Reinaldo Paes Barreto, Jornal do Brasil
RIO - E não só da sua presença, serena, cordial, no mais das vezes bem-humorada mas, também, do professor estilo grego: ensinando por metáforas. E por exemplos. Exemplo: nos primeiros meses de 1983, eu trabalhava na Souza Cruz, na gerência da área institucional e o meu então chefe e amigo era o Kenneth Light (hoje um dos maiores especialistas nas circunstâncias da chegada de D. João VI ao Brasil). Uma manhã ele me chamou e disse: A BAT (British American Tobacco, nossa matriz) decidiu que os maços de cigarros no Brasil também deverão trazer nos rótulos a advertência de que fumar pode fazer mal à saúde .

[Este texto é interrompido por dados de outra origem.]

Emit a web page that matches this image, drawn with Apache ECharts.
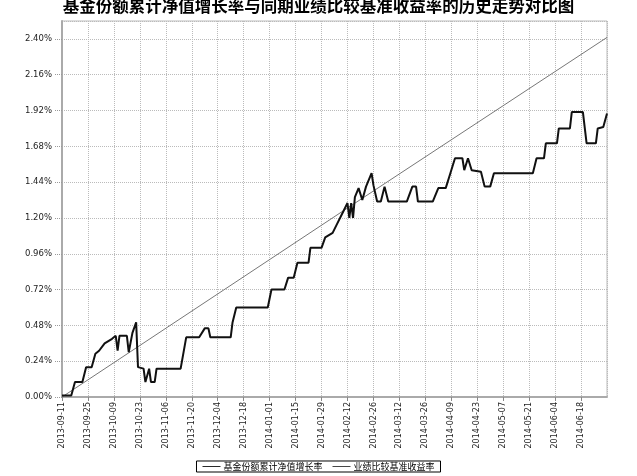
<!DOCTYPE html>
<html>
<head>
<meta charset="utf-8">
<script src="https://cdn.jsdelivr.net/npm/echarts@6/dist/echarts.min.js"></script>
<style>html,body{margin:0;padding:0;background:#fff}#c{width:637px;height:476px}</style>
</head>
<body>
<div id="c"></div>
<script>
var titleText = '基金份额累计净值增长率与同期业绩比较基准收益率的历史走势对比图';
var seriesNames = ['基金份额累计净值增长率', '业绩比较基准收益率'];
var startDate = '2013-09-11';
var endDate = '2014-07-02';
var yTicks = [0.00, 0.24, 0.48, 0.72, 0.96, 1.20, 1.44, 1.68, 1.92, 2.16, 2.40];

var fundDates = ['2013-09-11','2013-09-16','2013-09-18','2013-09-22','2013-09-24','2013-09-27','2013-09-29','2013-10-01','2013-10-04','2013-10-08','2013-10-10','2013-10-11','2013-10-12','2013-10-16','2013-10-17','2013-10-18','2013-10-19','2013-10-21','2013-10-22','2013-10-25','2013-10-26','2013-10-27','2013-10-28','2013-10-29','2013-10-31','2013-11-01','2013-11-14','2013-11-17','2013-11-24','2013-11-27','2013-11-29','2013-11-30','2013-12-11','2013-12-12','2013-12-14','2013-12-31','2014-01-02','2014-01-09','2014-01-11','2014-01-14','2014-01-16','2014-01-22','2014-01-23','2014-01-29','2014-01-31','2014-02-04','2014-02-06','2014-02-10','2014-02-12','2014-02-13','2014-02-14','2014-02-15','2014-02-16','2014-02-18','2014-02-20','2014-02-22','2014-02-25','2014-02-26','2014-02-28','2014-03-02','2014-03-04','2014-03-06','2014-03-16','2014-03-19','2014-03-21','2014-03-22','2014-03-30','2014-04-02','2014-04-06','2014-04-08','2014-04-11','2014-04-15','2014-04-16','2014-04-17','2014-04-18','2014-04-20','2014-04-25','2014-04-27','2014-04-30','2014-05-02','2014-05-23','2014-05-25','2014-05-29','2014-05-30','2014-06-05','2014-06-06','2014-06-12','2014-06-13','2014-06-19','2014-06-21','2014-06-26','2014-06-27','2014-06-30','2014-07-02'];
var fundValues = [0.01,0.01,0.10,0.10,0.20,0.20,0.29,0.31,0.36,0.39,0.41,0.31,0.41,0.41,0.30,0.30,0.43,0.50,0.20,0.19,0.10,0.10,0.19,0.10,0.10,0.19,0.19,0.40,0.40,0.46,0.46,0.40,0.40,0.50,0.60,0.60,0.72,0.72,0.80,0.80,0.90,0.90,1.00,1.00,1.07,1.10,1.15,1.25,1.30,1.20,1.30,1.20,1.34,1.40,1.32,1.41,1.50,1.42,1.31,1.31,1.41,1.31,1.31,1.41,1.41,1.31,1.31,1.40,1.40,1.48,1.60,1.60,1.52,1.52,1.60,1.52,1.51,1.41,1.41,1.50,1.50,1.60,1.60,1.70,1.70,1.80,1.80,1.91,1.91,1.70,1.70,1.80,1.81,1.90];

var benchDates = ['2013-09-11','2014-02-10','2014-07-02'];
var benchValues = [0.00, 1.25, 2.41];

var DAY = 86400000;
function dayOffset(s){ return Math.round((Date.parse(s) - Date.parse(startDate)) / DAY); }
function offsetLabel(v){
  var d = new Date(Date.parse(startDate) + v * DAY);
  var m = d.getUTCMonth() + 1, dd = d.getUTCDate();
  return d.getUTCFullYear() + '-' + (m < 10 ? '0' + m : m) + '-' + (dd < 10 ? '0' + dd : dd);
}
function pairs(dates, vals){ return dates.map(function(d, i){ return [dayOffset(d), vals[i]]; }); }

var lineIcon = 'path://M0,5 L20,5 L20,6 L0,6 Z';
var chart = echarts.init(document.getElementById('c'), null, {renderer: 'canvas'});
chart.setOption({
  animation: false,
  backgroundColor: '#fff',
  title: {
    text: titleText, left: 'center', top: -8,
    textStyle: {fontSize: 16.5, fontWeight: 'bold', color: '#000', fontFamily: 'Noto Sans CJK SC'}
  },
  legend: {
    bottom: 4, left: 'center',
    data: [{name: seriesNames[0], icon: lineIcon}, {name: seriesNames[1], icon: lineIcon}],
    borderColor: '#000', borderWidth: 1, padding: [1, 6], itemGap: 10,
    itemWidth: 18, itemHeight: 6,
    textStyle: {fontSize: 9, color: '#000', fontFamily: 'Noto Sans CJK SC', padding: [0, 0, 0, -2]}
  },
  grid: {left: 62, right: 30, top: 21, bottom: 79, show: true, borderColor: '#bbb', borderWidth: 1},
  xAxis: {
    type: 'value', min: 0, max: dayOffset(endDate), interval: 14,
    axisLine: {show: true, lineStyle: {color: '#aaa', width: 2}},
    axisTick: {show: true, length: 4, lineStyle: {color: '#888'}},
    splitLine: {show: true, lineStyle: {color: '#bbb', type: 'dotted', width: 1}},
    axisLabel: {
      rotate: 90, fontSize: 8, color: '#222', margin: 5, showMaxLabel: false,
      fontFamily: 'DejaVu Sans',
      formatter: function(v){ return offsetLabel(v); }
    }
  },
  yAxis: {
    type: 'value', min: 0, max: 2.52, interval: 0.24,
    axisLine: {show: true, lineStyle: {color: '#aaa', width: 2}},
    axisTick: {show: true, length: 8, lineStyle: {color: '#999', type: 'dotted'}},
    splitLine: {show: true, lineStyle: {color: '#bbb', type: 'dotted', width: 1}},
    axisLabel: {
      fontSize: 8.5, color: '#222', margin: 10, showMaxLabel: false, fontFamily: 'DejaVu Sans',
      formatter: function(v){ return v.toFixed(2) + '%'; }
    }
  },
  series: [
    {name: seriesNames[0], type: 'line', data: pairs(fundDates, fundValues), symbol: 'none',
     lineStyle: {color: '#111', width: 2}, itemStyle: {color: '#111'}, z: 3},
    {name: seriesNames[1], type: 'line', data: pairs(benchDates, benchValues), symbol: 'none',
     lineStyle: {color: '#777', width: 1}, itemStyle: {color: '#333'}, z: 2}
  ]
});
</script>
</body>
</html>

(A hipotética perda de fumantes era compensada pelo freio nas ações indenizatórias contra os fabricantes de raro prazer , ao sucesso , etc).
E completou: você conhece algum parlamentar amigo, capaz de propor essa lei? Sim, respondi imediatamente e, na sequência, pedi ligação para Brasília para falar com o Doutor Tancredo (deixaria o senado logo depois para se candidatar ao governo de Minas) , a quem conhecia por intermédio da minha longa e querida amizade com o Tancredo Augusto, seu filho, meu colega de Mello e Souza desde 1960 e em cujo apartamento na Avenida Atlântica muitas vezes me encontrei com o futuro presidente.
Ele prontamente marcou data para dali a dois dias, com almoço no Piantella. Lá nos encontramos. Papo vai, papo vem (era um conversador inesgotável) fiz-lhe o pedido. Ele nem pestanejou: "sem problemas! Acho até muito bom para conscientizar o fumante. Me mande um fax (old good times) com o texto sugerido que eu vou submeter ao meu assessor jurídico e apresento como projeto de lei".
Dito e feito, mais tarde.
Mas, antes de terminar o cafezinho, pôs a mão no meu braço e disse: mas Reinaldo, isso tem um preço .
Gelei, claro. A Souza Cruz era a empresa mais certinha do planeta e qualquer mensalinho daria na demissão de toda a diretoria e mais as secretárias!
Só que o Doutor Tancredo era um daqueles varões de Plutarco com um DNA de probidade e amor pela sua gente a quem Brasília nunca contaminou. Fez um silêncio (só de sacanagem) e rematou: vou querer que a Souza Cruz construa o Museu de Arte Sacra de São João Del Rey .
Alvíssaras! Dali mesmo liguei para o Light, que aprovou com entusiasmo a iniciativa, e dias depois estava sendo criado um grupo executivo, comandado pelo arquiteto e grande figura do Alvino Costa Filho, que praticamente se mudou para o eixo São João-Tiradentes para dar início à seleção e ordenamento do maior acervo de arte sacra mineira e brasileira, já reunida em Minas.
O Museu de Arte Sacra está lá, instalado no prédio da antiga cadeia de São João del Rei, que neste lugar funcionou por 113 anos. Em 1983, como disse, o imóvel, que então pertencia a particulares, foi comprado pela Souza Cruz que patrocinou a restauração e a organização do MAS. A inauguração foi em 1984, com Doutor Tancredo já governador, e é um órgão importante de divulgação da cultura religiosa local. O valioso patrimônio é composto por cerca de 200 peças dos séculos XVII, XVIII e XIX que pertenceram às irmandades da cidade e está organizado nas seguintes salas: Sala de Exposição Temporária Sala da Imaginária Sala da Prataria Sala dos Paramentos.
Vale a visita: vale a lição.
Reinaldo Paes Barreto é diretor Institucional do Jornal do Brasil.